(Problem to solve): Copy the data exactly as it appears, and do not include any pictures.

(Data):
=======
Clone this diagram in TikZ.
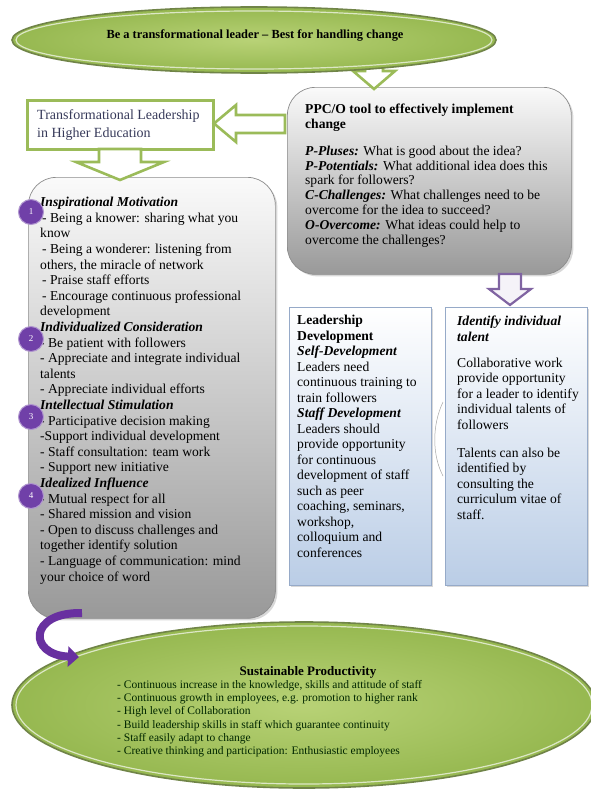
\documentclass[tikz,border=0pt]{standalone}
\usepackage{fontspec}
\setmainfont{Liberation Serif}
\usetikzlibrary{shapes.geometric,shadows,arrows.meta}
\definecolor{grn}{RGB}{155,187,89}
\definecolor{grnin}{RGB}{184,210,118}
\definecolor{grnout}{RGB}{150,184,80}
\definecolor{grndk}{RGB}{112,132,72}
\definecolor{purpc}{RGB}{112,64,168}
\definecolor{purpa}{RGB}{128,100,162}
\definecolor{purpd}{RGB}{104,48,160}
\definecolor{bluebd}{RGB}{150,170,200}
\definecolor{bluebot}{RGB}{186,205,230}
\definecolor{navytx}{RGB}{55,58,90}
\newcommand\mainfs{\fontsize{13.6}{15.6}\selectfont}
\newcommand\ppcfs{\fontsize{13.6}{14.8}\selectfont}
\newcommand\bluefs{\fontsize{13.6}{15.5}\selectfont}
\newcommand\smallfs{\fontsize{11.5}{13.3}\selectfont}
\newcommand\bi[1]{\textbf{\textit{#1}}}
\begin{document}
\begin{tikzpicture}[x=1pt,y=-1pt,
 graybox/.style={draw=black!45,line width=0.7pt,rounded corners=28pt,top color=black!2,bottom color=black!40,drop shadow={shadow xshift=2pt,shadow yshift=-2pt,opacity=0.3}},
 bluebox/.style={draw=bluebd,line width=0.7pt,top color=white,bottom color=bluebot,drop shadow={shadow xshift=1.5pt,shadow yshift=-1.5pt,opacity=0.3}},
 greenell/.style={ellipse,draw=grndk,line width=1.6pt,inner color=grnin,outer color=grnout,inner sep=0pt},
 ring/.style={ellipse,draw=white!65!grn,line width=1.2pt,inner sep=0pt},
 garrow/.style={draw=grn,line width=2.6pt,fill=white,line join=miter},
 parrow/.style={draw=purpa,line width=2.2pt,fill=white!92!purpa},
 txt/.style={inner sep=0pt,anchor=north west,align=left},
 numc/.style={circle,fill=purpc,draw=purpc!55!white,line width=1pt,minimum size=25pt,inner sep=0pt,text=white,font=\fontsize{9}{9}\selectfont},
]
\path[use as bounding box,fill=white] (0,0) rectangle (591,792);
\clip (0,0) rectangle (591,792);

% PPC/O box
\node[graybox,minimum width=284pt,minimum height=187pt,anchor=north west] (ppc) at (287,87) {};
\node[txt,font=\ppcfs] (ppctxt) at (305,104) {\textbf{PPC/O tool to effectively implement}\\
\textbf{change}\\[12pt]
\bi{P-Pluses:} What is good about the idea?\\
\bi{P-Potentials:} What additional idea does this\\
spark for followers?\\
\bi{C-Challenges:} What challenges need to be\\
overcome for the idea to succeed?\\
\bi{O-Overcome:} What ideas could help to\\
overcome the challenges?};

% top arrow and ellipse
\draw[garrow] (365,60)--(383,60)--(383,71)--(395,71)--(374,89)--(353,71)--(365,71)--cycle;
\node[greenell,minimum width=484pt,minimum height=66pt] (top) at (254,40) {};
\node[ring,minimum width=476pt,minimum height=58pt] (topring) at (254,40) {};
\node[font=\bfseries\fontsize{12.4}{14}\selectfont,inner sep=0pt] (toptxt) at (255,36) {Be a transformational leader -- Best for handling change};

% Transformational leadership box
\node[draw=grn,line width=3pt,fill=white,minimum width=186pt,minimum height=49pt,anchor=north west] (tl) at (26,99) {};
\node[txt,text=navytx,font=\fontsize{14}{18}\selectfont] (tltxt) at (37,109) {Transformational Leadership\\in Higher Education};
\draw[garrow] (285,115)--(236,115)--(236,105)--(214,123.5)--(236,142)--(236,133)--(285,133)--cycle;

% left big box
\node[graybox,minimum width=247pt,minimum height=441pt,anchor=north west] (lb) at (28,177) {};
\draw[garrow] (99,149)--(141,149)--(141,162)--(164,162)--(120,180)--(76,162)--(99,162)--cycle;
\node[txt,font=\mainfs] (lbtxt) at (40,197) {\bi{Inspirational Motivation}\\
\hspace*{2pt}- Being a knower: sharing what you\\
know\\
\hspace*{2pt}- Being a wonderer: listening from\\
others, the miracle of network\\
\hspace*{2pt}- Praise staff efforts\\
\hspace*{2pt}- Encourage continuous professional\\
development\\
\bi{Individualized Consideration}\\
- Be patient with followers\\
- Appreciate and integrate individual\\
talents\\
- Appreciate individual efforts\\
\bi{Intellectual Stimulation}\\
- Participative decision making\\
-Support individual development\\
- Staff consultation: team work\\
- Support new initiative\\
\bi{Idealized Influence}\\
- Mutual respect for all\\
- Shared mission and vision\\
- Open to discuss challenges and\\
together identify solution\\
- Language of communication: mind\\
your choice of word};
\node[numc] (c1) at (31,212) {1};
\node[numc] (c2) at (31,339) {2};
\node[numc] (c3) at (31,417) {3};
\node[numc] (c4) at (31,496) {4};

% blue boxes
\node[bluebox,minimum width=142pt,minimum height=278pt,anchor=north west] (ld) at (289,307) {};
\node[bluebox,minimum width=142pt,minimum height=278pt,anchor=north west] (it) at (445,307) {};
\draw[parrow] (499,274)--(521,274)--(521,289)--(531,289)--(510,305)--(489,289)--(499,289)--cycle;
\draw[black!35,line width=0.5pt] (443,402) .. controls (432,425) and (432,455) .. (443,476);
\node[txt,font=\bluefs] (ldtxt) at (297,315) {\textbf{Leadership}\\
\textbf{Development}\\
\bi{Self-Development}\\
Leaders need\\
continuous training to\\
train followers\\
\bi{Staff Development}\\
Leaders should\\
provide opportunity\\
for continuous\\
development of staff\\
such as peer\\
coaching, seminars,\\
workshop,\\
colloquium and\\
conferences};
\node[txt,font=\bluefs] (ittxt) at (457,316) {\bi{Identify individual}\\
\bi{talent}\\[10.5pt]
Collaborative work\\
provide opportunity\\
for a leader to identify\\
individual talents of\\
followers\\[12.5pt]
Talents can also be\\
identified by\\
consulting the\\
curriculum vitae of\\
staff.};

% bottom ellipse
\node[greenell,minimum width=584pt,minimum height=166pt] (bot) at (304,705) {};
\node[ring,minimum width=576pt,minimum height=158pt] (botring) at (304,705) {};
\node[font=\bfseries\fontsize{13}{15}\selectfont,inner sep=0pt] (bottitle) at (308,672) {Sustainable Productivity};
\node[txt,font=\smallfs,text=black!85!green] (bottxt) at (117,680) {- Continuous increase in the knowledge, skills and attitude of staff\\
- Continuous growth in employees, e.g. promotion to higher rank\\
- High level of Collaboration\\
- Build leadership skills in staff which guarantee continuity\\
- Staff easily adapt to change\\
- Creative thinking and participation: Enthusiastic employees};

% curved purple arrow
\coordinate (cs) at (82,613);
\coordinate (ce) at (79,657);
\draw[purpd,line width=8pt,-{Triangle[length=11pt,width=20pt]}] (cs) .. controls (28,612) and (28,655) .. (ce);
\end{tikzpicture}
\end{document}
=======
(Task result):
Clone this diagram in TikZ.
\documentclass[tikz,border=0pt]{standalone}
\usepackage{fontspec}
\setmainfont{Liberation Serif}
\usetikzlibrary{shapes.geometric,shadows,arrows.meta}
\definecolor{grn}{RGB}{155,187,89}
\definecolor{grnin}{RGB}{184,210,118}
\definecolor{grnout}{RGB}{150,184,80}
\definecolor{grndk}{RGB}{112,132,72}
\definecolor{purpc}{RGB}{112,64,168}
\definecolor{purpa}{RGB}{128,100,162}
\definecolor{purpd}{RGB}{104,48,160}
\definecolor{bluebd}{RGB}{150,170,200}
\definecolor{bluebot}{RGB}{186,205,230}
\definecolor{navytx}{RGB}{55,58,90}
\newcommand\mainfs{\fontsize{13.6}{15.6}\selectfont}
\newcommand\ppcfs{\fontsize{13.6}{14.8}\selectfont}
\newcommand\bluefs{\fontsize{13.6}{15.5}\selectfont}
\newcommand\smallfs{\fontsize{11.5}{13.3}\selectfont}
\newcommand\bi[1]{\textbf{\textit{#1}}}
\begin{document}
\begin{tikzpicture}[x=1pt,y=-1pt,
 graybox/.style={draw=black!45,line width=0.7pt,rounded corners=28pt,top color=black!2,bottom color=black!40,drop shadow={shadow xshift=2pt,shadow yshift=-2pt,opacity=0.3}},
 bluebox/.style={draw=bluebd,line width=0.7pt,top color=white,bottom color=bluebot,drop shadow={shadow xshift=1.5pt,shadow yshift=-1.5pt,opacity=0.3}},
 greenell/.style={ellipse,draw=grndk,line width=1.6pt,inner color=grnin,outer color=grnout,inner sep=0pt},
 ring/.style={ellipse,draw=white!65!grn,line width=1.2pt,inner sep=0pt},
 garrow/.style={draw=grn,line width=2.6pt,fill=white,line join=miter},
 parrow/.style={draw=purpa,line width=2.2pt,fill=white!92!purpa},
 txt/.style={inner sep=0pt,anchor=north west,align=left},
 numc/.style={circle,fill=purpc,draw=purpc!55!white,line width=1pt,minimum size=25pt,inner sep=0pt,text=white,font=\fontsize{9}{9}\selectfont},
]
\path[use as bounding box,fill=white] (0,0) rectangle (591,792);
\clip (0,0) rectangle (591,792);

% PPC/O box
\node[graybox,minimum width=284pt,minimum height=187pt,anchor=north west] (ppc) at (287,87) {};
\node[txt,font=\ppcfs] (ppctxt) at (305,104) {\textbf{PPC/O tool to effectively implement}\\
\textbf{change}\\[12pt]
\bi{P-Pluses:} What is good about the idea?\\
\bi{P-Potentials:} What additional idea does this\\
spark for followers?\\
\bi{C-Challenges:} What challenges need to be\\
overcome for the idea to succeed?\\
\bi{O-Overcome:} What ideas could help to\\
overcome the challenges?};

% top arrow and ellipse
\draw[garrow] (365,60)--(383,60)--(383,71)--(395,71)--(374,89)--(353,71)--(365,71)--cycle;
\node[greenell,minimum width=484pt,minimum height=66pt] (top) at (254,40) {};
\node[ring,minimum width=476pt,minimum height=58pt] (topring) at (254,40) {};
\node[font=\bfseries\fontsize{12.4}{14}\selectfont,inner sep=0pt] (toptxt) at (255,36) {Be a transformational leader -- Best for handling change};

% Transformational leadership box
\node[draw=grn,line width=3pt,fill=white,minimum width=186pt,minimum height=49pt,anchor=north west] (tl) at (26,99) {};
\node[txt,text=navytx,font=\fontsize{14}{18}\selectfont] (tltxt) at (37,109) {Transformational Leadership\\in Higher Education};
\draw[garrow] (285,115)--(236,115)--(236,105)--(214,123.5)--(236,142)--(236,133)--(285,133)--cycle;

% left big box
\node[graybox,minimum width=247pt,minimum height=441pt,anchor=north west] (lb) at (28,177) {};
\draw[garrow] (99,149)--(141,149)--(141,162)--(164,162)--(120,180)--(76,162)--(99,162)--cycle;
\node[txt,font=\mainfs] (lbtxt) at (40,197) {\bi{Inspirational Motivation}\\
\hspace*{2pt}- Being a knower: sharing what you\\
know\\
\hspace*{2pt}- Being a wonderer: listening from\\
others, the miracle of network\\
\hspace*{2pt}- Praise staff efforts\\
\hspace*{2pt}- Encourage continuous professional\\
development\\
\bi{Individualized Consideration}\\
- Be patient with followers\\
- Appreciate and integrate individual\\
talents\\
- Appreciate individual efforts\\
\bi{Intellectual Stimulation}\\
- Participative decision making\\
-Support individual development\\
- Staff consultation: team work\\
- Support new initiative\\
\bi{Idealized Influence}\\
- Mutual respect for all\\
- Shared mission and vision\\
- Open to discuss challenges and\\
together identify solution\\
- Language of communication: mind\\
your choice of word};
\node[numc] (c1) at (31,212) {1};
\node[numc] (c2) at (31,339) {2};
\node[numc] (c3) at (31,417) {3};
\node[numc] (c4) at (31,496) {4};

% blue boxes
\node[bluebox,minimum width=142pt,minimum height=278pt,anchor=north west] (ld) at (289,307) {};
\node[bluebox,minimum width=142pt,minimum height=278pt,anchor=north west] (it) at (445,307) {};
\draw[parrow] (499,274)--(521,274)--(521,289)--(531,289)--(510,305)--(489,289)--(499,289)--cycle;
\draw[black!35,line width=0.5pt] (443,402) .. controls (432,425) and (432,455) .. (443,476);
\node[txt,font=\bluefs] (ldtxt) at (297,315) {\textbf{Leadership}\\
\textbf{Development}\\
\bi{Self-Development}\\
Leaders need\\
continuous training to\\
train followers\\
\bi{Staff Development}\\
Leaders should\\
provide opportunity\\
for continuous\\
development of staff\\
such as peer\\
coaching, seminars,\\
workshop,\\
colloquium and\\
conferences};
\node[txt,font=\bluefs] (ittxt) at (457,316) {\bi{Identify individual}\\
\bi{talent}\\[10.5pt]
Collaborative work\\
provide opportunity\\
for a leader to identify\\
individual talents of\\
followers\\[12.5pt]
Talents can also be\\
identified by\\
consulting the\\
curriculum vitae of\\
staff.};

% bottom ellipse
\node[greenell,minimum width=584pt,minimum height=166pt] (bot) at (304,705) {};
\node[ring,minimum width=576pt,minimum height=158pt] (botring) at (304,705) {};
\node[font=\bfseries\fontsize{13}{15}\selectfont,inner sep=0pt] (bottitle) at (308,672) {Sustainable Productivity};
\node[txt,font=\smallfs,text=black!85!green] (bottxt) at (117,680) {- Continuous increase in the knowledge, skills and attitude of staff\\
- Continuous growth in employees, e.g. promotion to higher rank\\
- High level of Collaboration\\
- Build leadership skills in staff which guarantee continuity\\
- Staff easily adapt to change\\
- Creative thinking and participation: Enthusiastic employees};

% curved purple arrow
\coordinate (cs) at (82,613);
\coordinate (ce) at (79,657);
\draw[purpd,line width=8pt,-{Triangle[length=11pt,width=20pt]}] (cs) .. controls (28,612) and (28,655) .. (ce);
\end{tikzpicture}
\end{document}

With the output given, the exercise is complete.